After enough of this, I got pretty smooth at it, and landed some opportunities. But I had no depth, no way of deciding what to do. Never having worked in a law firm before, I did not know what was important to my future.
Except for the poverty law soft hearts, my classmates all seemed to want to go to the big, famous firms. Their logic was clear. Most people do not stay at their first law jobs for their entire careers. By starting at the best known firms, they would have an excellent credential with which they could land top flight positions in their next jobs.
I saw drawbacks in the big firms, however. They tend to have bad partnership odds. Despite the claims of excellent training, I suspected that, the smaller the firm, right down to solo practice, the more you're on the line and the more quickly you learn. I felt that big firms could push you into a degree of hasty, narrow specialization that smaller firms could never manage, and that they could afford to let you become miserable, whereas a smaller firm would have more of a need for you to turn out OK. Big firm life seemed lonely, and big firm lawyers seemed short on firm loyalty.
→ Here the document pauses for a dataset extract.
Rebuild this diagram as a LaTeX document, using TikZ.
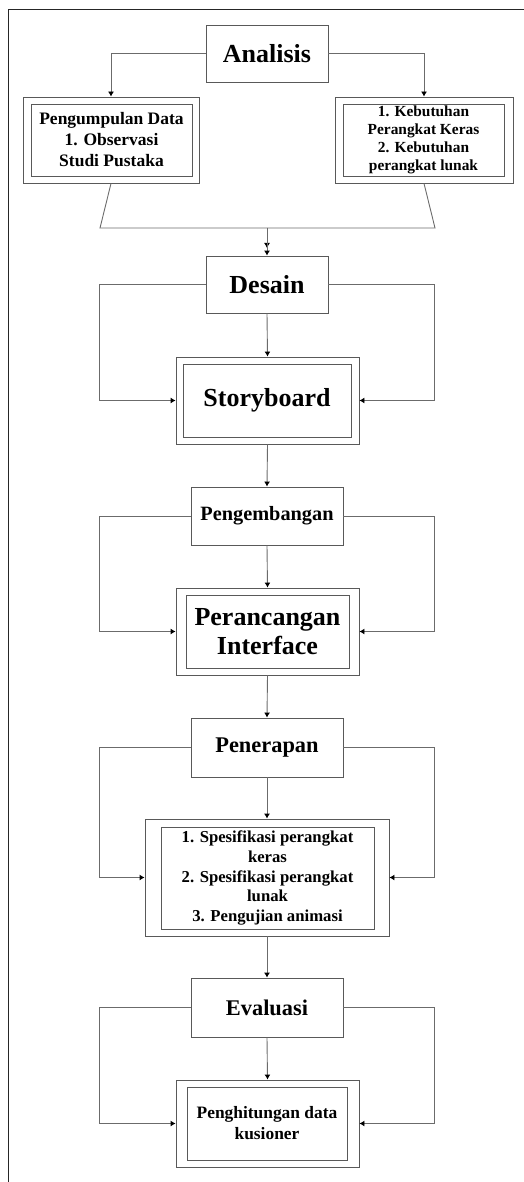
\documentclass[tikz,border=0pt]{standalone}
\usepackage{fontspec}
\setmainfont{Liberation Serif}
\usetikzlibrary{arrows.meta}
\definecolor{boxc}{gray}{0.35}
\definecolor{linec}{gray}{0.42}
\tikzset{
  bx/.style={draw=boxc, line width=0.9pt, inner sep=0pt, align=center, font=\bfseries},
  ln/.style={draw=linec, line width=0.9pt},
  ar/.style={ln, -{Latex[length=5pt,width=6pt,black]}},
  frame/.style={draw=black!85, line width=1pt},
}
\newcommand{\fs}[2]{\fontsize{#1}{#2}\selectfont}
\begin{document}
\begin{tikzpicture}[x=1pt,y=-1pt]
\useasboundingbox (0,0) rectangle (524,1182);
% frame
\draw[frame] (524,10) -- (8,10) -- (8,1182);
% Analisis
\node[bx, minimum width=122, minimum height=57, font=\bfseries\fs{26}{29}] (ana) at (267,53.5) {Analisis};
% left box
\node[bx, minimum width=176, minimum height=86] (lo) at (111,140) {};
\node[bx, minimum width=161, minimum height=72, font=\bfseries\fs{17.5}{21}] (li) at (111.5,140) {Pengumpulan Data\\1. Observasi\\Studi Pustaka};
% right box
\node[bx, minimum width=178, minimum height=86] (ro) at (424,140) {};
\node[bx, minimum width=161, minimum height=72, font=\bfseries\fs{15.4}{18}] (ri) at (423.5,140) {1. Kebutuhan\\Perangkat Keras\\2. Kebutuhan\\perangkat lunak};
\draw[ar] (ana.west) -| (lo.north);
\draw[ar] (ana.east) -| (ro.north);
% funnel
\coordinate (fl) at (100,228);
\coordinate (fr) at (435,228);
\coordinate (fm) at (267,228);
\coordinate (fa) at (267,248);
\draw[ln] (lo.south) -- (fl) -- (fr) -- (ro.south);
% Desain
\node[bx, minimum width=122, minimum height=57, font=\bfseries\fs{26}{29}] (des) at (267,284.5) {Desain};
\draw[ar] (fm) -- (fa);
\draw[ar] (fm) -- (des.north);
% Storyboard
\node[bx, minimum width=183, minimum height=87] (sbo) at (267.5,400.5) {};
\node[bx, minimum width=168, minimum height=73, font=\bfseries\fs{26}{29}] (sbi) at (267,400.5) {Storyboard};
\draw[ar] (des.south) -- (sbo.north);
\draw[ar] (des.west) -- (99,284.5) |- (sbo.west);
\draw[ar] (des.east) -- (434,284.5) |- (sbo.east);
% Pengembangan
\node[bx, minimum width=152, minimum height=58, font=\bfseries\fs{20.3}{24}] (peng) at (267,516) {Pengembangan};
\draw[ar] (sbo.south) -- (peng.north);
% Perancangan
\node[bx, minimum width=183, minimum height=87] (pio) at (267.5,631.5) {};
\node[bx, minimum width=163, minimum height=73, font=\bfseries\fs{26}{29}] (pii) at (267.5,631.5) {Perancangan\\Interface};
\draw[ar] (peng.south) -- (pio.north);
\draw[ar] (peng.west) -- (99,516) |- (pio.west);
\draw[ar] (peng.east) -- (434,516) |- (pio.east);
% Penerapan
\node[bx, minimum width=152, minimum height=59, font=\bfseries\fs{22.4}{26}] (pen) at (267,747.5) {Penerapan};
\draw[ar] (pio.south) -- (pen.north);
% Spec
\node[bx, minimum width=244, minimum height=117] (spo) at (267,877.5) {};
\node[bx, minimum width=213, minimum height=102, font=\bfseries\fs{16.7}{19.7}] (spi) at (267.5,878) {1. Spesifikasi perangkat\\keras\\2. Spesifikasi perangkat\\lunak\\3. Pengujian animasi};
\draw[ar] (pen.south) -- (spo.north);
\draw[ar] (pen.west) -- (99,747.5) |- (spo.west);
\draw[ar] (pen.east) -- (434,747.5) |- (spo.east);
% Evaluasi
\node[bx, minimum width=152, minimum height=59, font=\bfseries\fs{22.4}{26}] (eva) at (267,1007.5) {Evaluasi};
\draw[ar] (spo.south) -- (eva.north);
% Penghitungan
\node[bx, minimum width=183, minimum height=87] (pho) at (267.5,1123.5) {};
\node[bx, minimum width=160, minimum height=73, font=\bfseries\fs{17.4}{21}] (phi) at (267,1123.5) {Penghitungan data\\kusioner};
\draw[ar] (eva.south) -- (pho.north);
\draw[ar] (eva.west) -- (99,1007.5) |- (pho.west);
\draw[ar] (eva.east) -- (434,1007.5) |- (pho.east);
\end{tikzpicture}
\end{document}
I guess, I also had the I don't believe in divorce attitude. I wanted to choose well and stay at my first job a long time. Thus, I wanted it to be friendlier than the big firms had seemed to me. Also, I hoped to have a life outside the job, which meant that I wanted to avoid the extreme working hours you find at many big firms.
So I decided to take my summer job at a small firm on Wall Street. It paid nearly as much as the biggest firms and it seemed to offer the things I wanted. I accepted their offer in the autumn of my second year of law school, and turned back to my studies for the balance of the year.